Once initialized, we would email the team and a person in Canada would run a different scripted web test that was our “Smoke Test”. If that worked, about 40% success, the email would pass off to the test team to start a few hours more testing. If all went well, by 2am on Saturday the site would be ready to go. That usually didn’t happen. Some minor thing would be broken because something was forgotten in the configuration or a file wasn’t committed, or someone missed one step. Giant files, no way to move pieces, this file transfer was not fast.

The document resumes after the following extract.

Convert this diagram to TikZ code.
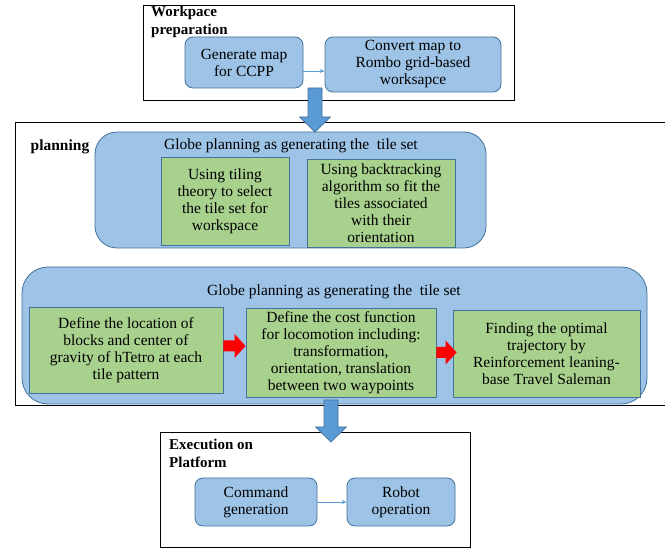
\documentclass[tikz,border=0pt]{standalone}
\usepackage{fontspec}
\setmainfont{Liberation Serif}
\usetikzlibrary{calc,arrows.meta}
\definecolor{bfill}{HTML}{9DC3E6}
\definecolor{bdraw}{HTML}{41719C}
\definecolor{gfill}{HTML}{A9D18E}
\definecolor{afill}{HTML}{5B9BD5}
\definecolor{tarrow}{HTML}{5B9BD5}
\newcommand\vblockarrow[2]{%
  \filldraw[bigarrow] let \p1=(#1), \p2=(#2) in
   (\x1-7pt,\y1) -- (\x1+7pt,\y1) -- (\x1+7pt,\y2+15pt) -- (\x1+15.5pt,\y2+15pt)
   -- (\x1,\y2) -- (\x1-15.5pt,\y2+15pt) -- (\x1-7pt,\y2+15pt) -- cycle;}
\newcommand\hblockarrow[2]{%
  \fill[redarrow] let \p1=(#1), \p2=(#2) in
   (\x1,\y1+5.5pt) -- (\x2-11pt,\y1+5.5pt) -- (\x2-11pt,\y1+12pt) -- (\x2,\y1)
   -- (\x2-11pt,\y1-12pt) -- (\x2-11pt,\y1-5.5pt) -- (\x1,\y1-5.5pt) -- cycle;}
\tikzset{
  txt/.style={font=\fontsize{15.5}{17}\selectfont, text=black},
  bluebox/.style={txt, rounded corners=8pt, fill=bfill, draw=bdraw, line width=0.8pt,
    align=center, inner sep=0pt},
  greenbox/.style={txt, fill=gfill, draw=bdraw, line width=0.8pt, align=center, inner sep=0pt},
  panel/.style={rounded corners=22pt, fill=bfill, draw=bdraw, line width=0.8pt, inner sep=0pt},
  frame/.style={draw=black, line width=1pt},
  heading/.style={font=\fontsize{15}{18}\selectfont\bfseries, align=left, inner sep=0pt, anchor=north west},
  thinarrow/.style={draw=tarrow, line width=0.8pt, -{Stealth[length=5pt,width=4pt]}},
  bigarrow/.style={fill=afill, draw=bdraw, line width=0.7pt},
  redarrow/.style={fill=red},
}
\begin{document}
\begin{tikzpicture}[x=1pt,y=-1pt]
\useasboundingbox (0,0) rectangle (665,548);
% workspace preparation
\draw[frame] (143,6) rectangle (514,101);
\node[heading] (wp) at (151,6) {Workpace\\preparation};
\node[bluebox, minimum width=118pt, minimum height=51pt] (gen) at (244,62.5) {Generate map\\for CCPP};
\node[bluebox, minimum width=176pt, minimum height=55pt] (conv) at (413,64.5) {Convert map to\\Rombo grid-based\\worksapce};
\draw[thinarrow] ([yshift=-8.5pt]gen.east) -- ([yshift=-6.5pt]conv.west);
% planning frame
\draw[frame] (665,123) -- (15,123) -- (15,406) -- (665,406);
\node[txt, font=\fontsize{15.5}{17}\selectfont\bfseries] (pl) at (60,147) {planning};
\node[panel, minimum width=391pt, minimum height=116pt] (ub) at (290.5,190) {};
\node[txt] (ubt) at (291,146) {Globe planning as generating the~ tile set};
\node[greenbox, minimum width=128pt, minimum height=88pt] (g1) at (225,201) {Using tiling\\theory to select\\the tile set for\\workspace};
\node[greenbox, minimum width=148pt, minimum height=88pt] (g2) at (381,203) {Using backtracking\\algorithm so fit the\\tiles associated\\with their\\orientation};
\node[panel, rounded corners=26pt, minimum width=625pt, minimum height=137pt] (lb) at (334.5,335.5) {};
\node[txt] (lbt) at (334,292) {Globe planning as generating the~ tile set};
\node[greenbox, minimum width=194pt, minimum height=86pt] (g3) at (126,350) {Define the location of\\blocks and center of\\gravity of hTetro at each\\tile pattern};
\node[greenbox, minimum width=190pt, minimum height=89pt] (g4) at (341,352.5) {Define the cost function\\for locomotion including:\\transformation,\\orientation, translation\\between two waypoints};
\node[greenbox, minimum width=187pt, minimum height=87pt] (g5) at (546.5,353.5) {Finding the optimal\\trajectory by\\Reinforcement leaning-\\base Travel Saleman};
\hblockarrow{[yshift=4pt]g3.east}{g4.west}
\hblockarrow{g4.east}{[xshift=4pt]g5.west}
% execution
\draw[frame] (160,433) rectangle (470,547);
\node[heading] (ex) at (169,439) {Execution on\\Platform};
\node[bluebox, minimum width=122pt, minimum height=48pt] (cmd) at (256,502) {Command\\generation};
\node[bluebox, minimum width=108pt, minimum height=48pt] (rob) at (401,502) {Robot\\operation};
\draw[thinarrow] (cmd.east) -- (rob.west);
% big arrows
\coordinate (a1s) at (315,88);
\coordinate (a1e) at (315,132);
\vblockarrow{a1s}{a1e}
\coordinate (a2s) at (331,400);
\coordinate (a2e) at (331,442);
\vblockarrow{a2s}{a2e}
\end{tikzpicture}
\end{document}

The local development machines were running Windows, Oracle JDK and Tomcat plus a special Java application to simulate an application server. For production, we ran on a UNIX Java application server with a different implementation of the JDK. It almost never went smoothly. So many weird issues with different JDKs, application servers, memory, JMS, database connections and library issues. There were over 20,000 Java classes with many Session and Entity EJBs. The only good thing was that all the items my team developed had good unit tests and everything used good domain modeling. Despite crushing deadlines, we kept our code coverage above 80% and used FindBugs/PMD/CheckStyle. We mandated peer reviews for all modules and that was very useful, but without automating that, it did add a manual step to the process. I forgot to mention that we had several hour plus ANT builds; I think I blocked that out.
Good code fails when you don’t have good process and a platform to help you.
Good teams fail when you don’t have a good culture that embraces DevOps, microservices and not giant monoliths.